Objective: Take the lines from the top down to and including the one with "import plotly.graph_objects as go" and repeat them exactly. Omit images.

Data extract:
━━━━━━━━━━━━━━━━━━━━
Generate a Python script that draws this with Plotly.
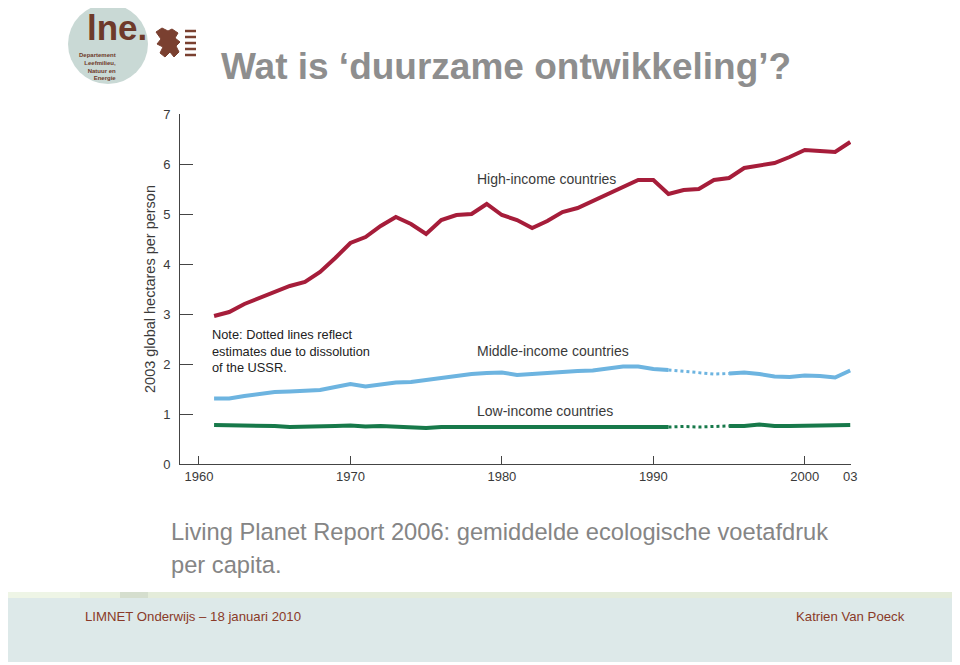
import plotly.graph_objects as go

# ---------------- data ----------------
years = list(range(1961, 2004))
high_income = [2.96, 3.04, 3.20, 3.32, 3.46, 3.56, 3.64, 3.84, 4.12, 4.42,
               4.54, 4.76, 4.94, 4.80, 4.60, 4.88, 4.98, 5.00, 5.20, 4.98,
               4.88, 4.72, 4.86, 5.04, 5.12, 5.26, 5.40, 5.52, 5.68, 5.68,
               5.40, 5.48, 5.50, 5.68, 5.72, 5.92, 5.96, 6.02, 6.14, 6.28,
               6.26, 6.24, 6.44]
middle_income = [1.31, 1.31, 1.36, 1.40, 1.44, 1.45, 1.46, 1.48, 1.54, 1.60,
                 1.55, 1.60, 1.63, 1.64, 1.68, 1.73, 1.76, 1.80, 1.82, 1.83,
                 1.78, 1.80, 1.83, 1.86, 1.86, 1.87, 1.92, 1.95, 1.95, 1.90,
                 1.88, 1.85, 1.82, 1.80, 1.81, 1.83, 1.80, 1.75, 1.74, 1.77,
                 1.76, 1.73, 1.87]
low_income = [0.78, 0.78, 0.78, 0.76, 0.76, 0.74, 0.74, 0.74, 0.76, 0.77,
              0.75, 0.76, 0.75, 0.74, 0.72, 0.74, 0.74, 0.74, 0.74, 0.74,
              0.74, 0.72, 0.73, 0.74, 0.73, 0.74, 0.74, 0.74, 0.74, 0.74,
              0.74, 0.75, 0.74, 0.75, 0.76, 0.76, 0.79, 0.76, 0.76, 0.76,
              0.78, 0.78, 0.78]
dotted_years = [1991, 1992, 1993, 1994, 1995]   # estimates (dissolution of USSR)

tick_vals = [1960, 1970, 1980, 1990, 2000, 2003]
tick_text = ["1960", "1970", "1980", "1990", "2000", "03"]
y_ticks = [0, 1, 2, 3, 4, 5, 6, 7]

title_text = "Wat is \u2018duurzame ontwikkeling\u2019?"
caption_lines = ["Living Planet Report 2006: gemiddelde ecologische voetafdruk", "per capita."]
footer_left = "LIMNET Onderwijs \u2013 18 januari 2010"
footer_right = "Katrien Van Poeck"

RED = "#a61d3a"
BLUE = "#6db4e0"
GREEN = "#17794a"
TXT = "#3a3a3a"
FONT = "Liberation Sans, Arial, sans-serif"

# ---------------- geometry helpers (page pixel -> paper) ----------------
OFF = 8                      # browser default body margin
W, H = 960 - OFF, 665 - OFF  # figure size
L, R, T, B = 180 - OFF, 960 - 851, 114 - OFF, 665 - 464
PW, PH = W - L - R, H - T - B


def px(x):
    return (x - OFF - L) / PW


def py(y):
    return (H - B - (y - OFF)) / PH


def split(vals):
    solid, dotted = [], []
    for yr, v in zip(years, vals):
        solid.append(None if dotted_years[0] < yr < dotted_years[-1] else v)
        if yr in dotted_years:
            dotted.append(v)
    return solid, dotted


fig = go.Figure()
for vals, col in [(high_income, RED), (middle_income, BLUE), (low_income, GREEN)]:
    if col == RED:
        fig.add_trace(go.Scatter(x=years, y=vals, mode="lines",
                                 line=dict(color=col, width=4), showlegend=False,
                                 hoverinfo="skip"))
    else:
        solid, dotted = split(vals)
        fig.add_trace(go.Scatter(x=years, y=solid, mode="lines",
                                 line=dict(color=col, width=4), showlegend=False,
                                 connectgaps=False, hoverinfo="skip"))
        fig.add_trace(go.Scatter(x=dotted_years, y=dotted, mode="lines",
                                 line=dict(color=col, width=3, dash="dot"),
                                 showlegend=False, hoverinfo="skip"))

annotations = []
# series labels
for txt, yy in [("High-income countries", 179), ("Middle-income countries", 351),
                ("Low-income countries", 411)]:
    annotations.append(dict(text=txt, xref="paper", yref="paper", x=px(475), y=py(yy),
                            xanchor="left", yanchor="middle", showarrow=False,
                            font=dict(family=FONT, size=14, color=TXT)))
annotations.append(dict(text="Note: Dotted lines reflect<br>estimates due to dissolution<br>of the USSR.",
                        xref="paper", yref="paper", x=px(210), y=py(351),
                        xanchor="left", yanchor="middle", align="left", showarrow=False,
                        font=dict(family=FONT, size=12.8, color="#222")))
# title
annotations.append(dict(text="<b>" + title_text + "</b>", xref="paper", yref="paper",
                        x=px(219), y=py(67), xanchor="left", yanchor="middle", showarrow=False,
                        font=dict(family=FONT, size=37, color="#8e8e8e")))
# caption
for i, line in enumerate(caption_lines):
    annotations.append(dict(text=line, xref="paper", yref="paper",
                            x=px(169), y=py(532 + 33 * i), xanchor="left",
                            yanchor="middle", showarrow=False,
                            font=dict(family=FONT, size=23.7, color="#858585")))
# footer
annotations.append(dict(text=footer_left, xref="paper", yref="paper", x=px(83), y=py(616),
                        xanchor="left", yanchor="middle", showarrow=False,
                        font=dict(family=FONT, size=13.2, color="#8a3a28")))
annotations.append(dict(text=footer_right, xref="paper", yref="paper", x=px(907), y=py(616),
                        xanchor="right", yanchor="middle", showarrow=False,
                        font=dict(family=FONT, size=13.2, color="#8a3a28")))
# logo texts
annotations.append(dict(text="<b>lne.</b>", xref="paper", yref="paper", x=px(85), y=py(28),
                        xanchor="left", yanchor="middle", showarrow=False,
                        font=dict(family=FONT, size=35, color="#6e3a2a")))
annotations.append(dict(text="<b>Departement<br>Leefmilieu,<br>Natuur en<br>Energie</b>",
                        xref="paper", yref="paper", x=px(118), y=py(67), xanchor="right",
                        yanchor="middle", align="right", showarrow=False,
                        font=dict(family=FONT, size=6, color="#6e3a2a")))

shapes = []
# logo circle
shapes.append(dict(type="circle", xref="paper", yref="paper", x0=px(68), x1=px(148),
                   y0=py(84), y1=py(4), fillcolor="#c9d9d5", line=dict(width=0), layer="below"))
# lion-like emblem (rough)
lion = [(156, 32), (162, 28), (168, 31), (172, 29), (178, 33), (175, 38), (180, 42),
        (176, 46), (179, 52), (174, 57), (170, 52), (165, 57), (160, 53), (163, 47),
        (157, 44), (161, 39)]
path = "M " + " L ".join(f"{px(a)},{py(b)}" for a, b in lion) + " Z"
shapes.append(dict(type="path", xref="paper", yref="paper", path=path,
                   fillcolor="#7a4030", line=dict(color="#7a4030", width=1)))
for yy in [31, 37, 43, 49, 55]:
    shapes.append(dict(type="line", xref="paper", yref="paper", x0=px(185), x1=px(196),
                       y0=py(yy), y1=py(yy), line=dict(color="#7a4030", width=2.5)))
# footer band
shapes.append(dict(type="rect", xref="paper", yref="paper", x0=px(4), x1=px(956),
                   y0=py(662), y1=py(598), fillcolor="#dde9e9", line=dict(width=0), layer="below"))
for x0, x1, c in [(4, 80, "#eef5e6"), (80, 120, "#e8f0de"), (120, 148, "#d5dece"),
                  (148, 956, "#e4ecda")]:
    shapes.append(dict(type="rect", xref="paper", yref="paper", x0=px(x0), x1=px(x1),
                       y0=py(598), y1=py(592), fillcolor=c, line=dict(width=0), layer="below"))

fig.update_layout(
    width=W, height=H,
    margin=dict(l=L, r=R, t=T, b=B),
    paper_bgcolor="white", plot_bgcolor="white",
    showlegend=False,
    annotations=annotations,
    shapes=shapes,
    xaxis=dict(range=[1958.75, 2003.05], tickvals=tick_vals, ticktext=tick_text,
               showgrid=False, zeroline=False, showline=True, linecolor="#444", linewidth=1,
               ticks="inside", ticklen=8, tickcolor="#444",
               tickfont=dict(family=FONT, size=13, color=TXT)),
    yaxis=dict(range=[0, 7], tickvals=y_ticks, showgrid=False, zeroline=False,
               showline=True, linecolor="#444", linewidth=1, ticks="inside", ticklen=13,
               tickcolor="#444", ticklabelstandoff=6,
               tickfont=dict(family=FONT, size=13, color=TXT),
               title=dict(text="2003 global hectares per person", standoff=4,
                          font=dict(family=FONT, size=14.5, color=TXT))),
)

fig.write_html("out.html")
━━━━━━━━━━━━━━━━━━━━
Exercise response:
Generate a Python script that draws this with Plotly.
import plotly.graph_objects as go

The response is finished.